You're a new nurse and have never done an IV stick? That scares me a little bit... I'm in my RN program now and would be terrified if I found out we wont get some exposure to that! Then again, maybe I won't? Has this happened to many others?

I just found out that we are not allowed to start an IV at any of our clinical sites (I think because of insurance reasons). We do have to know the mechanisms of how to do it, but the only practice we get is in lab next week on a fake arm that bleeds. I think it's a little crazy that we won't be able to start on IV on a real person until we are licensed RNs.

Specializes in Pediatric Cardiology.

I made two med errors, neither too damaging. I gave full 25mg tab of Metoprolol instead of half 12.5mg tab. I also gave Ativan instead of Oxycodone. Both patients were fine, just a little sleepy for the second.

We did not do IV starts in school. I learned as part of a program in my hospital. We also do not do double checks for insulin (except IV) although we do them for other high-alert meds.

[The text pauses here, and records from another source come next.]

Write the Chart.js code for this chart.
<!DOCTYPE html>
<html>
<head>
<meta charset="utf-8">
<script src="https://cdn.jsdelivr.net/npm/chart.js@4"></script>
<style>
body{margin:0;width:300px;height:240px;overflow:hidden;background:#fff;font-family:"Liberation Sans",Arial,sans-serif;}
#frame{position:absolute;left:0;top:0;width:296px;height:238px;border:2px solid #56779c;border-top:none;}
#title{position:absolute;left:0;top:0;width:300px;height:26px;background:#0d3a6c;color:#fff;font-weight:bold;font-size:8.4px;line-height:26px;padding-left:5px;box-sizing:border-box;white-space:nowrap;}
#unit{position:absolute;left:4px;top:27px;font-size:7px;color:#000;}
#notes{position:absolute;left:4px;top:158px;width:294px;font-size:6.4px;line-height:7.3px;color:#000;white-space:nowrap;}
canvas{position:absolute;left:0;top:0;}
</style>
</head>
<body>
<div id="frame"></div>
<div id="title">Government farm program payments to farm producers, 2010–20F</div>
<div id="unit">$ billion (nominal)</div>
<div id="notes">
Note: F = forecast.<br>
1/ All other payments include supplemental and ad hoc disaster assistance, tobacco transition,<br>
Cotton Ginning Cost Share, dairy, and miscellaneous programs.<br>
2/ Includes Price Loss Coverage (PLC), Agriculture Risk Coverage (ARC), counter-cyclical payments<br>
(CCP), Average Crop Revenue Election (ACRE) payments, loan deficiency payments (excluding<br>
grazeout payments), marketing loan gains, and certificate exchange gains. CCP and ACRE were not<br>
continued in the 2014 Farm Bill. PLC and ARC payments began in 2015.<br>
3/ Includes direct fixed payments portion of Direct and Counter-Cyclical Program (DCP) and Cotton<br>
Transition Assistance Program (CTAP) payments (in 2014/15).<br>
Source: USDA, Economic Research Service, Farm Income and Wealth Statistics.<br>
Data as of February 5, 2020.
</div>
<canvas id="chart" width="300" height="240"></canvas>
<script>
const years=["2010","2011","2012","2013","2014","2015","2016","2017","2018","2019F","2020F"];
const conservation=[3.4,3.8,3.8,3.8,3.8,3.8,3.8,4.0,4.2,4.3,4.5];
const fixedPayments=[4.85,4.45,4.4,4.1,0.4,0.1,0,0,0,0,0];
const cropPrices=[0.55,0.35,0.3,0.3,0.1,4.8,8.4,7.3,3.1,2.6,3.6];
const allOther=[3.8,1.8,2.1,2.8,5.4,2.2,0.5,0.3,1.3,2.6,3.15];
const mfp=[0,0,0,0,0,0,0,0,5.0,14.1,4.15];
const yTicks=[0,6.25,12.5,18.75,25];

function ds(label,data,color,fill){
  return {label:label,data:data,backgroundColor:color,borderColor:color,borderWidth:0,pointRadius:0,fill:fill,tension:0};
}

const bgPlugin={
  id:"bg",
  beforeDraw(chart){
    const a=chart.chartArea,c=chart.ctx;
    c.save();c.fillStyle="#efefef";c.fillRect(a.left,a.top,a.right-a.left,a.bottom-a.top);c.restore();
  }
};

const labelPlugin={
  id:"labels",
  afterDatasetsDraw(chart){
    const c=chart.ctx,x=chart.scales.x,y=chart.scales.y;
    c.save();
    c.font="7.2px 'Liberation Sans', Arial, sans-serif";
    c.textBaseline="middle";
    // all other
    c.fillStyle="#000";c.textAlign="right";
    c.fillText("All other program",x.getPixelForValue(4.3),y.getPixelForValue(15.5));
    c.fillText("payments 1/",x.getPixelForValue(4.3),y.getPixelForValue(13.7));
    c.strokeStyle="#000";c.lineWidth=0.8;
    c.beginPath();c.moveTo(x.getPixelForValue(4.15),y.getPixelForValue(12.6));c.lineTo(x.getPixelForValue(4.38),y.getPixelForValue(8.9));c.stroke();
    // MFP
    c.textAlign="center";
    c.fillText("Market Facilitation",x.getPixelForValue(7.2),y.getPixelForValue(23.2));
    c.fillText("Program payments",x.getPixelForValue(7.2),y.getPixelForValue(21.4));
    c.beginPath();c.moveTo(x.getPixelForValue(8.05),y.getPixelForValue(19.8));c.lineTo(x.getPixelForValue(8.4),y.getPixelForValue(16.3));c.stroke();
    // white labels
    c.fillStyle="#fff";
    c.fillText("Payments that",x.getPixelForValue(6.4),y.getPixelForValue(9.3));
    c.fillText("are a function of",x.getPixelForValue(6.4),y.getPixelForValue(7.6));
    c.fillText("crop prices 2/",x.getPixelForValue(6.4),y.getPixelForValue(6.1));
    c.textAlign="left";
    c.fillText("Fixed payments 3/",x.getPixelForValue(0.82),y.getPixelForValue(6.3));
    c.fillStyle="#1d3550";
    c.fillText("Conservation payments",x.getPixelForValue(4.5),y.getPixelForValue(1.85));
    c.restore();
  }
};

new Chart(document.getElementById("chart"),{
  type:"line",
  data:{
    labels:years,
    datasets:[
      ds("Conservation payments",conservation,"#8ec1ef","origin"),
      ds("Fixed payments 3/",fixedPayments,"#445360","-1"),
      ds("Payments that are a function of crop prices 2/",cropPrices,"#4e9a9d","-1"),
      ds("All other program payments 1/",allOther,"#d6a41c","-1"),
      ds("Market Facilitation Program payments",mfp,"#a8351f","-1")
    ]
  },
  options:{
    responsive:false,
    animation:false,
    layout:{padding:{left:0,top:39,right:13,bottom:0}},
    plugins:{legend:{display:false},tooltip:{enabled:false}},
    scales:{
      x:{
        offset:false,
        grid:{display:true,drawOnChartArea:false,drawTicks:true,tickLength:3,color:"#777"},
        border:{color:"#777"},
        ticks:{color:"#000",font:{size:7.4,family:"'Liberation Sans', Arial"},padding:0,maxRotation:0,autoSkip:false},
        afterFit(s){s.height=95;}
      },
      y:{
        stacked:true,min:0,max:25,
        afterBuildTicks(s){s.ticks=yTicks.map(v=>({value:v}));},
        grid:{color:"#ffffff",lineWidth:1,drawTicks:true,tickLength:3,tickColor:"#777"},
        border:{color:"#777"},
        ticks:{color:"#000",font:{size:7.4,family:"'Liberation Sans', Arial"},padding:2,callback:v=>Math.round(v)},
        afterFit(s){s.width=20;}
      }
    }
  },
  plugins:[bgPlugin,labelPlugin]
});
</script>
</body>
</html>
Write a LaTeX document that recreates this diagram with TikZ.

Specializes in Med-Surg, Transplant.

For some reason this one really sticks out in my mind (although I know that I've made others)!...

My patient needed lab work and was an extremely difficult stick-we could only use her feet and they had already been stuck multiple times (some had been unsuccessful). As fate would have it, she was a post-op patient and had rapidly started to go downhill. Around the time that this was happening, the charge nurse was able to draw her blood. I was so shaken by the patient's status change and rattled from a nasty debate with the resident about whether the patient's condition was as serious as I believed it was that I sent ALL FOUR TUBES OF BLOOD to lab UNLABELED!! Argggghhhh! :banghead:

Of course this meant that the lab couldn't take them and the stat blood work that was instantly ordered (when the ATTENDING finally convinced the resident that the case needed attention) couldn't just be added on to previously sent blood. I was sooo embarrassed to have to spill the beans to the patient and the charge nurse (who was awesome enough to miraculously draw more blood for me!) - not to mention give the MD a heads up about why the labs wouldn't be available as soon as they thought they would be.

Sooo, I learned to ALWAYS label your blood/reqs correctly and follow the same routine with them EVERY TIME!

On my first job as a nurse in LTC I had a 30 pts on a sunday and was doing a discharge. I correctly wrote the meds, dosages, and directions on the discharge sheet and double checked it was correct. We sent pt's home with 3 days meds in freaking labled ziploc baggies. well of course we were 3 short so my manager told me to double up on the meds to each bag and put two labels on the bag. I put lasix and another medication in the bag. The one med was 4x/day and the lasix was only one. But I labled them both as 4x/day. So the pt took 4 lasix the next day because he was going off the baggies instead of the discharge papers and he ended up in the ER. He was fine thank the lord! But I was terrified and felt sick for doing harm to this pt. I learned to triple check everything and not to listen to that manager who had me double up on bags. I felt nervous doing it and I learned to go with my intuition. I was wrote up and put on a probation of sorts for 30 days which I completed fine but I left shortly after.